# Buck aggressive toward doe



## Kathleen Barnes (Apr 17, 2018)

New to breeding goats. Introduced a buck to our doe, they did there thing but then afterwards he would not leave her alone. He ended up hooking her with his horns and ramming her in to the fence a couple of times. Luckily she was not hurt but wondering if this was normal or should we look for a new buck?


----------



## Jessica84 (Oct 27, 2011)

Was she still in heat when he did this? There’s only two things that will make my bucks aggressive at their girls, well one is just the one buck, he will get aggressive over his food, but that’s a easy fix I just make sure there is a bunch of different feeders in his pen and again that’s just him it’s not totally common with all bucks. The second thing and I’ve seen all my bucks do this at one point is when a doe is in heat and she is trying to go over to another bucks fence line they will sometimes get to be a bit of a jerk and try to keep the doe away, by cutting her off or butting/ hooking to get her to stop or to get away from the other buck.
But if he is just beating the crap out of her for no reason that you can see and make sense of then no I would say that’s not normal and I wouldn’t like it very much either


----------



## Kathleen Barnes (Apr 17, 2018)

No food involved and no other bucks. Being this is the first time breeding goats I wasn't sure if this was normal buck behavior. Luckily my girl goat coming running to the gate and I let her out w/me. I didn't even take my other female over to breed with him, cause now I'm a little scared that he will hurt one of them.


----------



## Jessica84 (Oct 27, 2011)

I would try the other doe and see what he does.
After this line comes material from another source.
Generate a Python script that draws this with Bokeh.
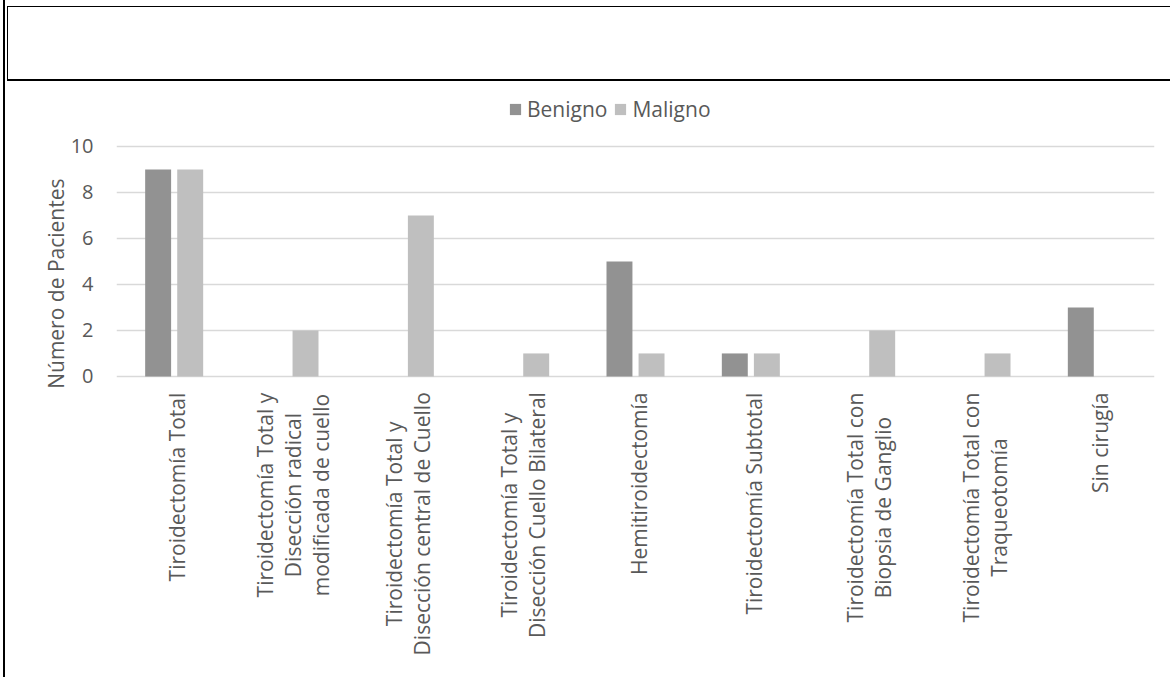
import math
from bokeh.plotting import figure
from bokeh.models import (ColumnDataSource, FactorRange, Range1d, FixedTicker, Legend, LegendItem,
                          Div, Title)
from bokeh.core.properties import value
from bokeh.layouts import column
from bokeh.transform import dodge
from bokeh.embed import file_html
from bokeh.resources import INLINE

categories = [
    "Tiroidectomía Total",
    "Tiroidectomía Total y\nDisección radical\nmodificada de cuello",
    "Tiroidectomía Total y\nDisección central de Cuello",
    "Tiroidectomía Total y\nDisección Cuello Bilateral",
    "Hemitiroidectomía",
    "Tiroidectomía Subtotal",
    "Tiroidectomía Total con\nBiopsia de Ganglio",
    "Tiroidectomía Total con\nTraqueotomía",
    "Sin cirugía",
]
benigno = [9, 0, 0, 0, 5, 1, 0, 0, 3]
maligno = [9, 2, 7, 1, 1, 1, 2, 1, 0]
y_ticks = [0, 2, 4, 6, 8, 10]

FONT = "Open Sans"
TXT = "#595959"
C_BEN = "#929292"
C_MAL = "#bfbfbf"
LABEL_PX = 21

# approximate Open Sans advance widths (em) to centre the wrapped category labels
_W = {" ": .260, "a": .556, "b": .613, "c": .476, "d": .613, "e": .561, "f": .339, "g": .548,
      "h": .614, "i": .253, "í": .253, "l": .253, "m": .930, "n": .614, "o": .604, "ó": .604,
      "p": .613, "q": .613, "r": .408, "s": .477, "t": .353, "u": .614, "y": .501, "T": .561,
      "D": .707, "B": .633, "C": .631, "G": .728, "H": .738, "M": .903, "S": .560}


def text_width(s):
    return sum(_W.get(ch, .58) for ch in s) * LABEL_PX


label_shift = [16 + max(text_width(line) for line in c.split("\n")) / 2 for c in categories]

src = ColumnDataSource(dict(cat=categories, benigno=benigno, maligno=maligno,
                            base=[0] * len(categories), shift=label_shift))

p = figure(
    width=1166, height=596,
    x_range=FactorRange(*categories, range_padding=0),
    y_range=Range1d(-13.09, 12.52),
    output_backend="svg", toolbar_location=None, x_axis_location=None,
    min_border_left=111, min_border_right=17,
    min_border_top=7, min_border_bottom=0,
)
p.outline_line_color = None
p.background_fill_color = "white"
p.border_fill_color = "white"

r1 = p.vbar(x=dodge("cat", -0.139, range=p.x_range), top="benigno", width=0.225,
            source=src, fill_color=C_BEN, line_color=None)
r2 = p.vbar(x=dodge("cat", 0.139, range=p.x_range), top="maligno", width=0.225,
            source=src, fill_color=C_MAL, line_color=None)

# category labels (rotated, wrapped lines centred like the reference)
p.text(x="cat", y="base", text="cat", source=src, angle=math.pi / 2,
       x_offset=3, y_offset="shift", text_align="center", text_baseline="middle",
       text_font=value(FONT), text_font_size=f"{LABEL_PX}px", text_color=TXT,
       text_line_height=1.0)

p.xgrid.grid_line_color = None
p.ygrid.grid_line_color = "#d9d9d9"
p.ygrid.grid_line_width = 1.5
p.ygrid.ticker = FixedTicker(ticks=y_ticks)
p.ygrid.level = "underlay"

p.yaxis.ticker = FixedTicker(ticks=y_ticks)
p.yaxis.axis_line_color = None
p.yaxis.major_tick_line_color = None
p.yaxis.major_tick_out = 0
p.yaxis.minor_tick_line_color = None
p.yaxis.minor_tick_out = 0
p.yaxis.major_label_text_font = FONT
p.yaxis.major_label_text_font_size = "20px"
p.yaxis.major_label_text_color = TXT
p.yaxis.major_label_standoff = 23

p.add_layout(Title(text="Número de Pacientes", align="right", offset=90, standoff=-5,
                   vertical_align="bottom",
                   text_font=FONT, text_font_size="21px", text_font_style="normal",
                   text_color=TXT), "left")

legend = Legend(
    items=[LegendItem(label="Benigno", renderers=[r1]), LegendItem(label="Maligno", renderers=[r2])],
    orientation="horizontal", location=(392, 554),
    label_text_font=FONT, label_text_font_size="21px", label_text_color=TXT,
    label_height=20, glyph_width=14, glyph_height=14, label_standoff=5, spacing=6,
    padding=0, margin=0, border_line_color=None, background_fill_alpha=0,
)
p.add_layout(legend, "center")

# surrounding document table borders
top_box = Div(text="", width=1163, height=75, margin=(6, 0, 0, 2),
              styles={"border-top": "1px solid black", "border-bottom": "2px solid black",
                      "border-left": "1px solid black", "box-sizing": "border-box"})
layout = column(top_box, p, spacing=0, margin=(0, 0, 0, 3),
                styles={"border-left": "2px solid black"})

open("out.html", "w").write(file_html(layout, INLINE))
Since his first time he might have just been way excited and full of hormones. Just stay close and if he gets out of control grab her up


----------



## LuvmyNubians (Jan 20, 2018)

Ya I would just put them together supervised for now. Might not hurt to put both of them in with him so he doesn’t have 100 % focus on one doe all the time. I would agree he is overeager. She may not be submitting to him causing the aggression.


----------